We know that the second possibility will not be acceptable to atheists and scientists. So we will proceed with the first one. If STT was in the past, then was it in the very recent past? Or, was it in the universe billions and billions of years ago? Was only a tiny portion of the universe in spaceless, timeless condition? Or, was the whole universe in that condition? Modern science tells us that before the big bang that took place 13.7 billion years ago there was neither space, nor time. Space and time came into being along with the big bang only. So we can say that before the big bang this universe was in a spaceless, timeless state. So it may be that this is the STT. Is this STT then that SE of which mystics spoke when they said that God is spaceless, timeless? But this STT cannot be SE for several reasons. Because it was there 13.7 billion years ago. And man has appeared on earth only 2 to 3 million years ago. And mystical literatures are at the most 2500 years old, if not even less than that. So, if we now say that STT is SE, then we will have to admit that mystics have somehow come to know that almost 13.7 billion years ago this universe was in a spaceless, timeless condition, which is unbelievable. Therefore we cannot accept that STT is SE. The only other alternative is that this SE was not in the external world at all. As scientist Victor J. Stenger has said, so we can also say that this SE was in mystics’ head only. But if SE was in mystics’ head only, then why was it not kept buried there? Why was it necessary for the scientists to drag it in the outside world, and then to show as to how a state of timelessness could be reached? If mystics’ sense of timelessness was in no way connected with the external world, then how will one justify scientists’ action here? Did these scientists think that the inside portion of the mystics’ head is the real world? And so, when these mystics got their sense of timelessness from their head only and not from any other external source, then that should only be construed as a state of timelessness in the real world? And therefore, as scientists they were obliged to show as to how that state could be reached?

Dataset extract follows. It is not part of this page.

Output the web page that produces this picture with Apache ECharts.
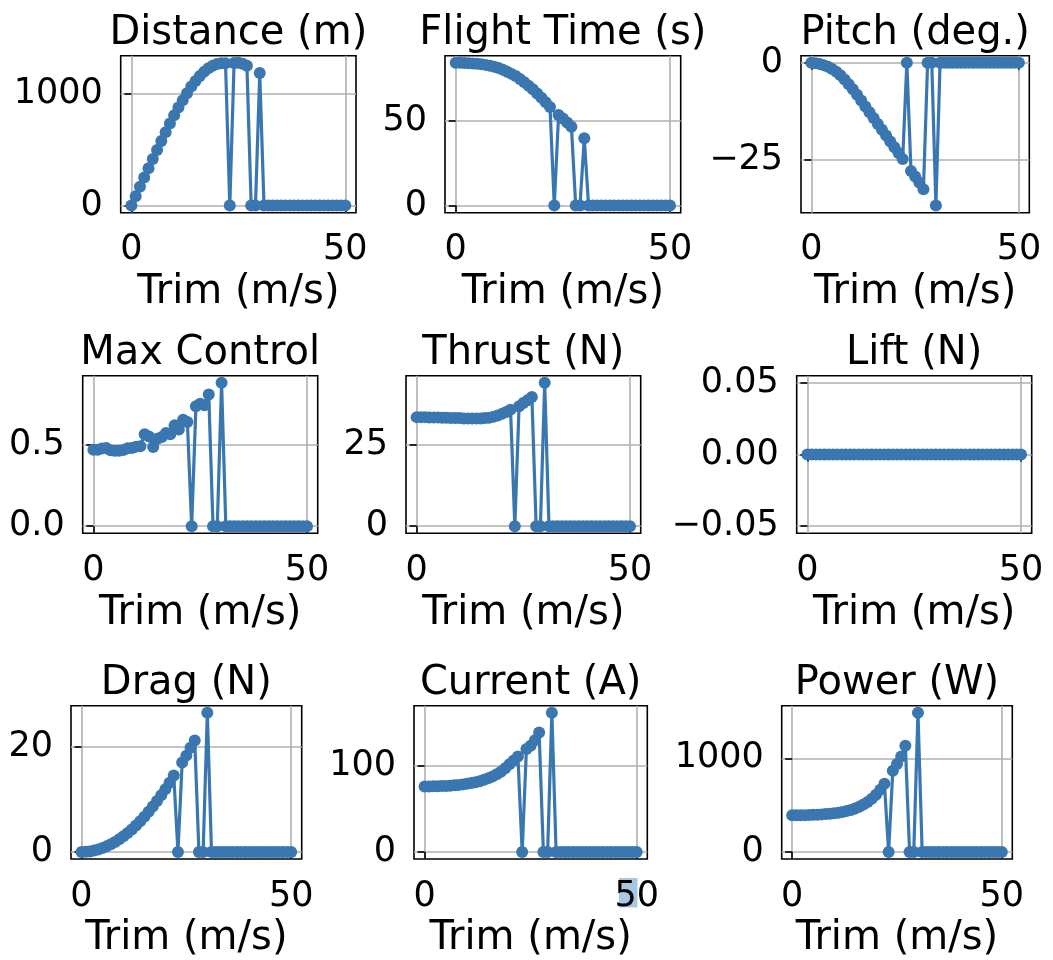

We can conclude this essay with the following observations: If mystical experience is a hallucination, then SE cannot be in the external world. Because in that case mystics’ sense of spacelessness, timelessness will have a correspondence with some external fact, and therefore it will no longer remain a hallucination. But if SE is in mystics’ head only, then that will also create a severe problem. Because in that case we are admitting that the inside portion of mystics’ head is the real world for the scientists. That is why when mystics get their sense of timelessness from their brain, that sense is treated by these scientists as a state of timelessness in the real world, and accordingly they proceed to explain as to how that state can be reached. And we end up this essay with this absurd statement: If mystical experience is a hallucination, then the inside portion of mystics’ head is the real world for the scientists.
In my free ebook on comparative mysticism, “the greatest achievement in life,” is a quote by Albert Einstein: “…most beautiful and profound emotion we can experience is the sensation of the mystical. It is the sower of all true science. To know that what is impenetrable to us really exists, manifesting itself as the highest wisdom and most radiant beauty – which our dull faculties can comprehend only in their primitive form – this knowledge, this feeling, is at the center of all religion.”
E=mc², Einstein’s Special Theory of Relativity, is probably the best known scientific equation. I revised it to help better understand the relationship between divine Essence (Love, Grace, Spirit), matter (mass/energy: visible/dark) and consciousness (f(x) raised to its greatest power). Unlike the speed of light, which is a constant, there are no exact measurements for consciousness. In this hypothetical formula, basic consciousness may be of insects, to the second power of animals and to the third power the rational mind of humans. The fourth power is suprarational consciousness of mystics, when they intuit the divine essence in perceived matter. This was a convenient analogy, but there cannot be a divine formula.